Give a count of the lines below that have the string "chart" in them, with no other words.

_Records for this exercise_.
════

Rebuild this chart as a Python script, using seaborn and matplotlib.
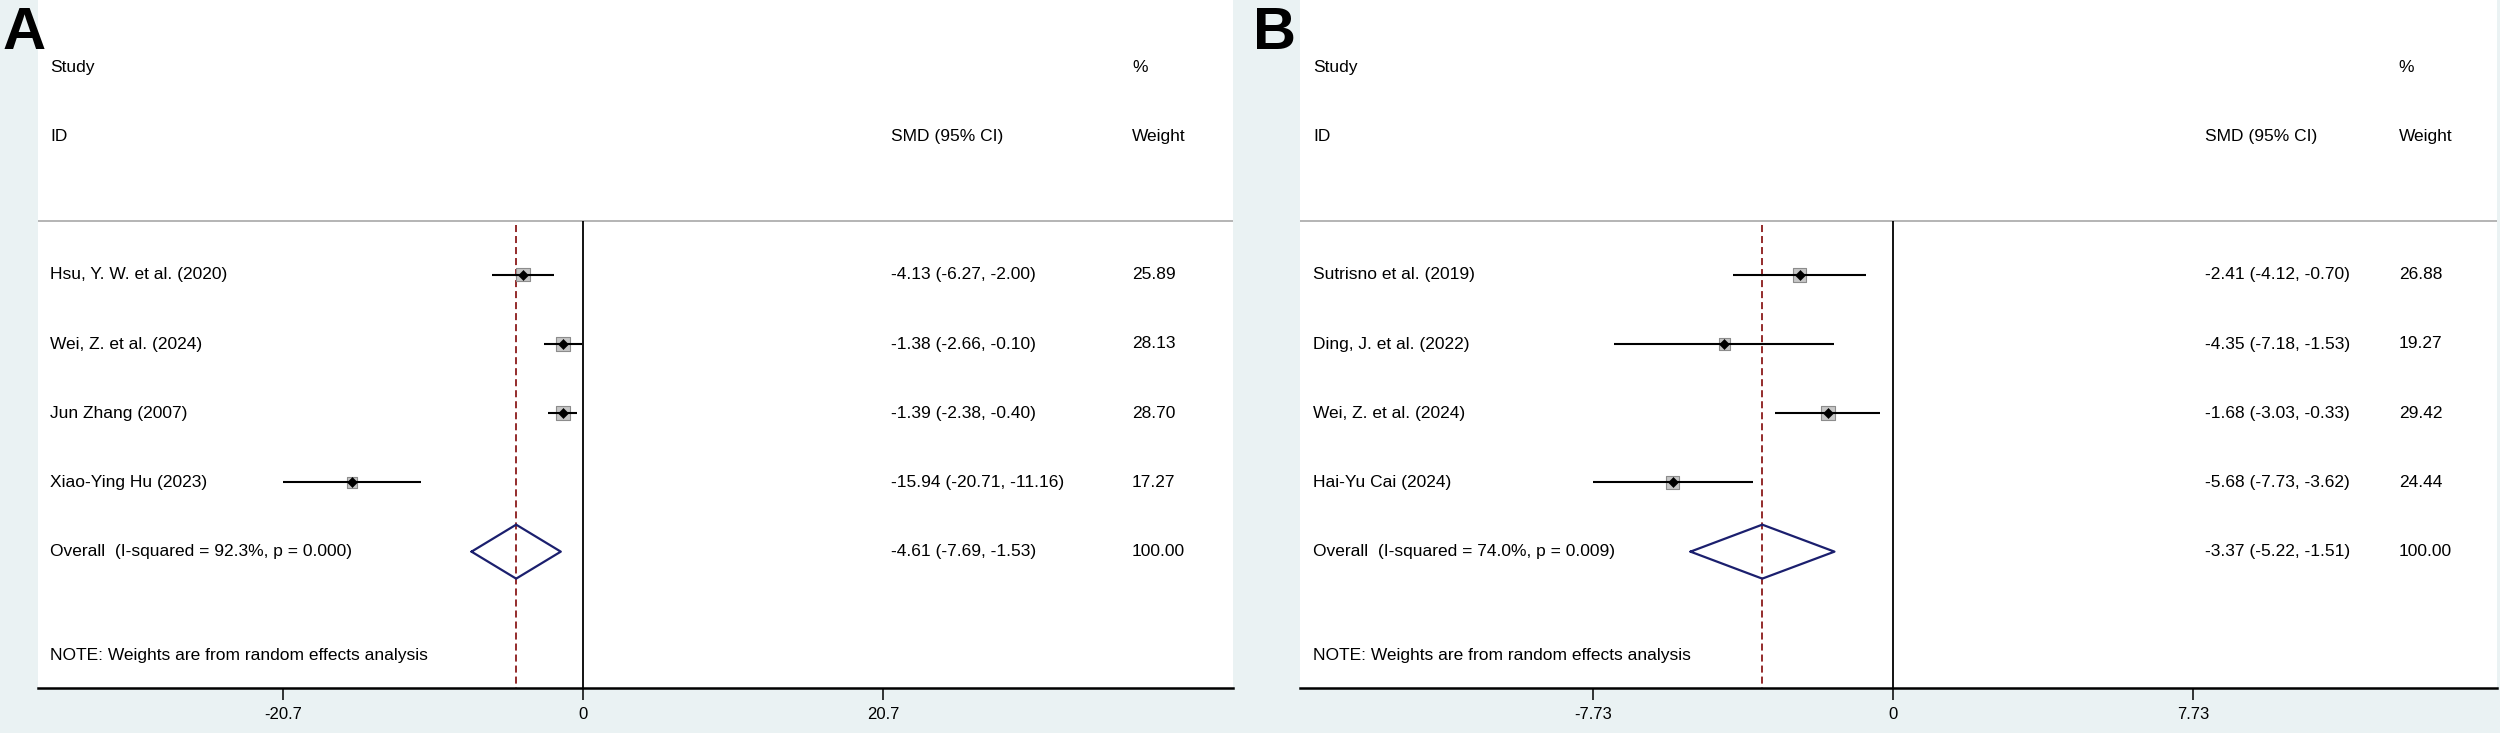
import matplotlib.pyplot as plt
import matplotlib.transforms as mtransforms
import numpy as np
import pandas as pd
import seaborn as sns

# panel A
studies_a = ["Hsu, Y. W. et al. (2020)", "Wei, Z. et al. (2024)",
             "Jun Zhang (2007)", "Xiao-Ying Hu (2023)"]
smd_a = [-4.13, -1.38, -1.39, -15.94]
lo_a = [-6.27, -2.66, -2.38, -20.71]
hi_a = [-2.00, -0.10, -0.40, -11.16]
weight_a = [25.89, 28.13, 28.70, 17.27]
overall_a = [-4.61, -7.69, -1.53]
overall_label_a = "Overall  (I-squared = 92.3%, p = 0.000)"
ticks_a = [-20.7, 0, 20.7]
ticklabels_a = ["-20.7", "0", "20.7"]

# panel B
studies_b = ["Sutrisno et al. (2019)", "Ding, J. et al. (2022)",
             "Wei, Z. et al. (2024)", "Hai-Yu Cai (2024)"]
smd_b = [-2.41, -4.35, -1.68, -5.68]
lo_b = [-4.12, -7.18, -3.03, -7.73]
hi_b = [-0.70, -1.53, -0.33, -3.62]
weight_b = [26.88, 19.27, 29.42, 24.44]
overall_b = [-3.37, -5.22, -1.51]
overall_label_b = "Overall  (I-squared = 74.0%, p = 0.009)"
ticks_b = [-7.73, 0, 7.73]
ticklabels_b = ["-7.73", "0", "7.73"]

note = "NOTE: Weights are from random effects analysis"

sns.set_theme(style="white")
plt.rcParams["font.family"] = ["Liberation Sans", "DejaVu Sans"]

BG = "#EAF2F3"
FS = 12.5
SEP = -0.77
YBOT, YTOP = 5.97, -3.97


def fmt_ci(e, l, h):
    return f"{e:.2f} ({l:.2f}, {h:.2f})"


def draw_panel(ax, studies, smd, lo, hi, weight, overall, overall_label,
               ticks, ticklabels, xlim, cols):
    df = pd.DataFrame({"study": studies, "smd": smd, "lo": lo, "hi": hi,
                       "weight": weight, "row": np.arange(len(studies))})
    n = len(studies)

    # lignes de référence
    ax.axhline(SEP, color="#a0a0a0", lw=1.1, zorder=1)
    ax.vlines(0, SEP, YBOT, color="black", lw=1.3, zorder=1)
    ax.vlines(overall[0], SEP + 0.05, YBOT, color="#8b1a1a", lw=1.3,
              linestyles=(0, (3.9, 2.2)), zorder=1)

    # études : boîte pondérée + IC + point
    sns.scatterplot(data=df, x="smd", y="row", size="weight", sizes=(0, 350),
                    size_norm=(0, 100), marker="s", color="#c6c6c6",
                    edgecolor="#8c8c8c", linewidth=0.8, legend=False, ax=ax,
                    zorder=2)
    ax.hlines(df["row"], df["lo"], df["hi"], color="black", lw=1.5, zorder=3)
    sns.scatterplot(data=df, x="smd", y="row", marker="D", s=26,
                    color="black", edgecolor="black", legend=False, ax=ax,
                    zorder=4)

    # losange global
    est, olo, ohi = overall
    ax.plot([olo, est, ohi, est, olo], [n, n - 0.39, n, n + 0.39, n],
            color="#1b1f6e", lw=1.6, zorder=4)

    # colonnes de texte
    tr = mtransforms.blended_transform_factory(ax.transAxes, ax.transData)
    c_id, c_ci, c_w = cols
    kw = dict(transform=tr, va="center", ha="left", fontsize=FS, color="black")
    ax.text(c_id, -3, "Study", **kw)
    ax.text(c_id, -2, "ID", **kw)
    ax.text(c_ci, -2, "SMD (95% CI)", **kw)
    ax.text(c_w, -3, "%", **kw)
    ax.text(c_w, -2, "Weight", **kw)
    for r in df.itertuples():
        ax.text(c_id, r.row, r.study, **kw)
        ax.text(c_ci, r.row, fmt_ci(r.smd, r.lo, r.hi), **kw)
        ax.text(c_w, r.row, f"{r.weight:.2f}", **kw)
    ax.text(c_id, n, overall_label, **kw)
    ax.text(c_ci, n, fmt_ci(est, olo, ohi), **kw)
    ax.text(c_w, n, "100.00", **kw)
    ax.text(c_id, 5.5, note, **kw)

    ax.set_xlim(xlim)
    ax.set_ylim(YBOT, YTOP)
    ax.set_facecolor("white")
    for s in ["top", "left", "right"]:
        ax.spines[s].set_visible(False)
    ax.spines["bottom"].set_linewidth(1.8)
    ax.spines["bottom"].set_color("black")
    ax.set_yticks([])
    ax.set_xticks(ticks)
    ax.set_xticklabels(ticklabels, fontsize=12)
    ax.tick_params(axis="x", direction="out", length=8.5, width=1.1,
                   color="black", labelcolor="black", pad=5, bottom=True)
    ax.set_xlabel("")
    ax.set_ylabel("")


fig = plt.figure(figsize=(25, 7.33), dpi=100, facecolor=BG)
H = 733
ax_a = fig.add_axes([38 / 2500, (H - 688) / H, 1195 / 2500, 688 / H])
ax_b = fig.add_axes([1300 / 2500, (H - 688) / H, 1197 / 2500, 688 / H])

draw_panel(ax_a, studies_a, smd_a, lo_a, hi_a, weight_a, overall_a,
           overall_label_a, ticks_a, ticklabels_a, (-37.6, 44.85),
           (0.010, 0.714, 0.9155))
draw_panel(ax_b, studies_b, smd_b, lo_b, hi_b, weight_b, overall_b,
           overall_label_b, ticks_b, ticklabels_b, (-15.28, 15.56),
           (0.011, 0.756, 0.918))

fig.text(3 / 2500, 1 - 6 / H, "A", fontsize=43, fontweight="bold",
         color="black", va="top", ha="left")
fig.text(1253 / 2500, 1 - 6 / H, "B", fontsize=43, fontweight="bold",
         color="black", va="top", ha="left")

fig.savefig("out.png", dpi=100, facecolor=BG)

════

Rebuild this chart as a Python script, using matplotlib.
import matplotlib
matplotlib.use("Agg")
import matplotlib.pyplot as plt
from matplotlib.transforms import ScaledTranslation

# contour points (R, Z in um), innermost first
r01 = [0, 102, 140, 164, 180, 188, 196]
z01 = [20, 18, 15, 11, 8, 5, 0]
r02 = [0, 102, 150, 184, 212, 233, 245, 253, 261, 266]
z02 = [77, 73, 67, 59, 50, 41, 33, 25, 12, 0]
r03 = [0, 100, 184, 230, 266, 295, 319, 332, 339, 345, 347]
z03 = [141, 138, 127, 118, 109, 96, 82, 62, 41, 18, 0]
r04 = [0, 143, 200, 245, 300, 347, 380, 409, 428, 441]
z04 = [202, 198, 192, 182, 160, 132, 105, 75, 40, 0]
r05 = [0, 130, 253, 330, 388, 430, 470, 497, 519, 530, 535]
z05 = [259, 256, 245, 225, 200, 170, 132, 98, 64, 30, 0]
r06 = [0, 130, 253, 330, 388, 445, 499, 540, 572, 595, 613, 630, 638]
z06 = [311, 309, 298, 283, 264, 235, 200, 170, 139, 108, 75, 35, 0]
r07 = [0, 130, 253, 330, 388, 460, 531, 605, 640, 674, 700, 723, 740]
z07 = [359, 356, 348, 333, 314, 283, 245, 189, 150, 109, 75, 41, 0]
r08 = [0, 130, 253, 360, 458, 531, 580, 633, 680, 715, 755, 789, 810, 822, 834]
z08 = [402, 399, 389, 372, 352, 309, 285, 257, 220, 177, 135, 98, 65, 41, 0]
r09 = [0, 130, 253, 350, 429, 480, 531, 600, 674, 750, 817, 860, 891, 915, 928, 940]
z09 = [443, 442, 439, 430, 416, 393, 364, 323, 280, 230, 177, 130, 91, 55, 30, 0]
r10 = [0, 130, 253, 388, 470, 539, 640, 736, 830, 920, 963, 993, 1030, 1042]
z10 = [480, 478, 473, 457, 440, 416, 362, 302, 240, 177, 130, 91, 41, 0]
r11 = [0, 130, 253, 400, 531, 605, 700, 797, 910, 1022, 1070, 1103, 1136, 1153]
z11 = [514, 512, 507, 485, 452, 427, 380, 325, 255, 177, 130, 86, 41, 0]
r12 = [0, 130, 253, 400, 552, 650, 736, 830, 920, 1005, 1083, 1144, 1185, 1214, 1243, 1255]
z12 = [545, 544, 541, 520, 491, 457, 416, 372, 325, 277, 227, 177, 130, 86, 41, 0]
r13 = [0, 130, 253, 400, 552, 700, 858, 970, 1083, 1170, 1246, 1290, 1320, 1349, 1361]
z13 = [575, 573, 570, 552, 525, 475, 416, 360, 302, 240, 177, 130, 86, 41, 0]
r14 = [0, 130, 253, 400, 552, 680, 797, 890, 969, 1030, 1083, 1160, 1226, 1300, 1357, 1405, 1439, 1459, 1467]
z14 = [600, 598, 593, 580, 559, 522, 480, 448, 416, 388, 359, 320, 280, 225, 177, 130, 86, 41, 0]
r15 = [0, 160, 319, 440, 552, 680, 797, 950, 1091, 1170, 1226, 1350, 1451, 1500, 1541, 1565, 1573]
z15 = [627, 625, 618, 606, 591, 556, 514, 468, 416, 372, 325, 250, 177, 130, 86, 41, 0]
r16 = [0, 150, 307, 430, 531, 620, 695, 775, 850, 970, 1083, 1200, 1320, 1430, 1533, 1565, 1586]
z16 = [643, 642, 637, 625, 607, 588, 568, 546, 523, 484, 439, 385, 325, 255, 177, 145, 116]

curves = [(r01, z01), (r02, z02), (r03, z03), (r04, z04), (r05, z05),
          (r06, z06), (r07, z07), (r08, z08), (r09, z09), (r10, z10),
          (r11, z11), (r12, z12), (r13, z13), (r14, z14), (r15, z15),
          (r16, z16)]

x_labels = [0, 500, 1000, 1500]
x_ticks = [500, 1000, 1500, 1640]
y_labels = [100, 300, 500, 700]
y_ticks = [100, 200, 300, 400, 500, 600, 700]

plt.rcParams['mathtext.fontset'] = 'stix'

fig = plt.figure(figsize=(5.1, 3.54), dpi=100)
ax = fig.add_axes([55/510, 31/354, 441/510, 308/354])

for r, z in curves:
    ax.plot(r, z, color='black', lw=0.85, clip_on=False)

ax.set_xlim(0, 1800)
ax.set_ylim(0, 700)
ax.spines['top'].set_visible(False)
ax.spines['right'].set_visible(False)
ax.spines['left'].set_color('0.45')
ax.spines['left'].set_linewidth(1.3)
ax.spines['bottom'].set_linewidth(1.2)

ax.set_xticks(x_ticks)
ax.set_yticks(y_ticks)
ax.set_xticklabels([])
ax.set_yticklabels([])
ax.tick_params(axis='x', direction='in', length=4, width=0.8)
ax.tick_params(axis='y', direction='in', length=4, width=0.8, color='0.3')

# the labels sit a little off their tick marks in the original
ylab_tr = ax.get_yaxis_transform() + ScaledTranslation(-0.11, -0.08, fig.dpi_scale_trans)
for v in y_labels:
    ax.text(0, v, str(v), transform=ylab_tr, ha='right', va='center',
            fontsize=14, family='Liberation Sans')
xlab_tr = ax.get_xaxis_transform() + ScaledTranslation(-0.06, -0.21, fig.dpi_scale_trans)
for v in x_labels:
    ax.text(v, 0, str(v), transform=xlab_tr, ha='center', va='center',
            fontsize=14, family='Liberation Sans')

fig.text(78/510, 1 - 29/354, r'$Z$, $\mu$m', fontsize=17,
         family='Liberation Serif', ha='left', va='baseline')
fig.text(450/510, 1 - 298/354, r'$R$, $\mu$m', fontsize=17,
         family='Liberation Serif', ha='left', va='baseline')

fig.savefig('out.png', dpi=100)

════

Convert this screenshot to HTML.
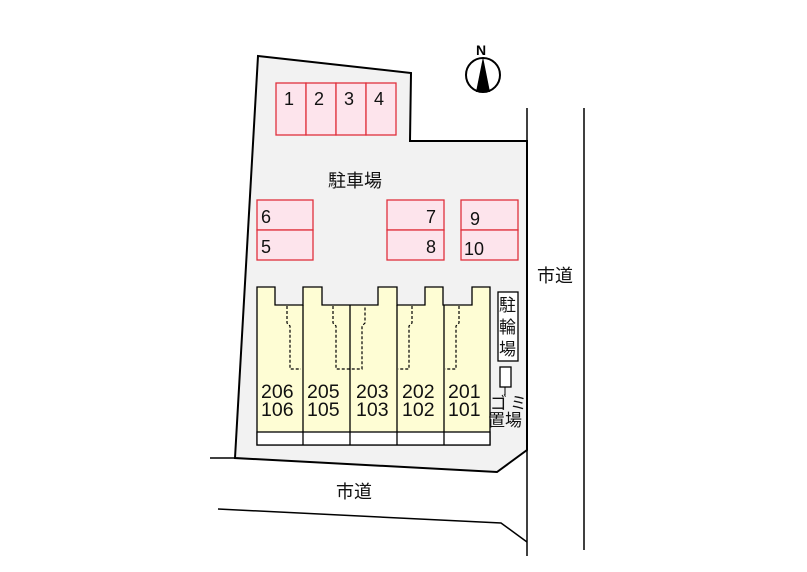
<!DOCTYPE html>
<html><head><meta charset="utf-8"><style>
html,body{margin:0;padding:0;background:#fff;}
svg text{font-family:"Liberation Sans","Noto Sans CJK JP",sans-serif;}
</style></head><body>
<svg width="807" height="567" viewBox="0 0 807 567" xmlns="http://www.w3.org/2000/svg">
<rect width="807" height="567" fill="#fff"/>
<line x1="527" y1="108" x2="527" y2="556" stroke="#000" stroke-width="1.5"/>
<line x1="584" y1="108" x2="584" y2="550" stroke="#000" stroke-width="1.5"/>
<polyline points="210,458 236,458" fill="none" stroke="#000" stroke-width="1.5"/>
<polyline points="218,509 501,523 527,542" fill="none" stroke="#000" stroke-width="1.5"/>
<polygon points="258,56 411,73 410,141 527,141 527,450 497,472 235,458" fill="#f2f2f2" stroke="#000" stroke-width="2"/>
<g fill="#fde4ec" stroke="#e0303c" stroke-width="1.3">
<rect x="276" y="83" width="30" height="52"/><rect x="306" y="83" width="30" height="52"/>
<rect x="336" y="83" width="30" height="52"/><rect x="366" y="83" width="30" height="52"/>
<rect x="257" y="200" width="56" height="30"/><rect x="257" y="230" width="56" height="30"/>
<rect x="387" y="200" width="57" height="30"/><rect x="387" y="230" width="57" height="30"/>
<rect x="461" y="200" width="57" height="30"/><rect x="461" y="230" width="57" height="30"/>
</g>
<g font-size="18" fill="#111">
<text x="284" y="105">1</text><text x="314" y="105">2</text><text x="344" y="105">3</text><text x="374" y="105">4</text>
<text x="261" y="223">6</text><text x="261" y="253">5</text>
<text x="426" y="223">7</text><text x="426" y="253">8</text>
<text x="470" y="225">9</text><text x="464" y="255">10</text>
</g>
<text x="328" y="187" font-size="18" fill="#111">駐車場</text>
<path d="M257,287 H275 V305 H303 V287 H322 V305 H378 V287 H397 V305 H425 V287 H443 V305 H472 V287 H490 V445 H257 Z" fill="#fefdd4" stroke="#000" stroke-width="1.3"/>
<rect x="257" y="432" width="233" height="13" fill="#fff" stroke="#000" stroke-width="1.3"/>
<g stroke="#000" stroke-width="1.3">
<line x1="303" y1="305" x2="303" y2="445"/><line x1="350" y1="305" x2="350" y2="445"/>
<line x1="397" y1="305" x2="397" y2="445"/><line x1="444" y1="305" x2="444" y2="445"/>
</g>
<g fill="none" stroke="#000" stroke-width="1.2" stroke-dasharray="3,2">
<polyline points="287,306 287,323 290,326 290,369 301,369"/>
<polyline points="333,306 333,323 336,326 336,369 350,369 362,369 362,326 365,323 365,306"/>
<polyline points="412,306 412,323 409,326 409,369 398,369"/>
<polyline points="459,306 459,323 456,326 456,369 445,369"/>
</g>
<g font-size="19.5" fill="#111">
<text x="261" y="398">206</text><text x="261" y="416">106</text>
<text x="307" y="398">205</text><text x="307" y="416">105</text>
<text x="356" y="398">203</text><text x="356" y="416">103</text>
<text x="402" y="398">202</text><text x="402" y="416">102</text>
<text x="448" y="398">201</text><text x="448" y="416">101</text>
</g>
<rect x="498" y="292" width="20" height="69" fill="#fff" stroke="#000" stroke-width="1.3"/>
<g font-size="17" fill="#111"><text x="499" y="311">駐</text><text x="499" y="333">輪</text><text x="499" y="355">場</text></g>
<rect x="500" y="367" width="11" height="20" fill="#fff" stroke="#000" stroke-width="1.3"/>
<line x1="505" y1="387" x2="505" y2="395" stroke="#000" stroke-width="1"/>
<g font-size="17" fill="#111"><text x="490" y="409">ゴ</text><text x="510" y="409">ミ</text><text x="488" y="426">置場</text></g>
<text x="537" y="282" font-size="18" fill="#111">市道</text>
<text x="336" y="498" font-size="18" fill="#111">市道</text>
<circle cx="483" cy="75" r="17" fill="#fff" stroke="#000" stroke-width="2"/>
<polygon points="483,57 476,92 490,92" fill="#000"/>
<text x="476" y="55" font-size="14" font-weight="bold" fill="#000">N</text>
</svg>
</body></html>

════

_Answer for this exercise_.
2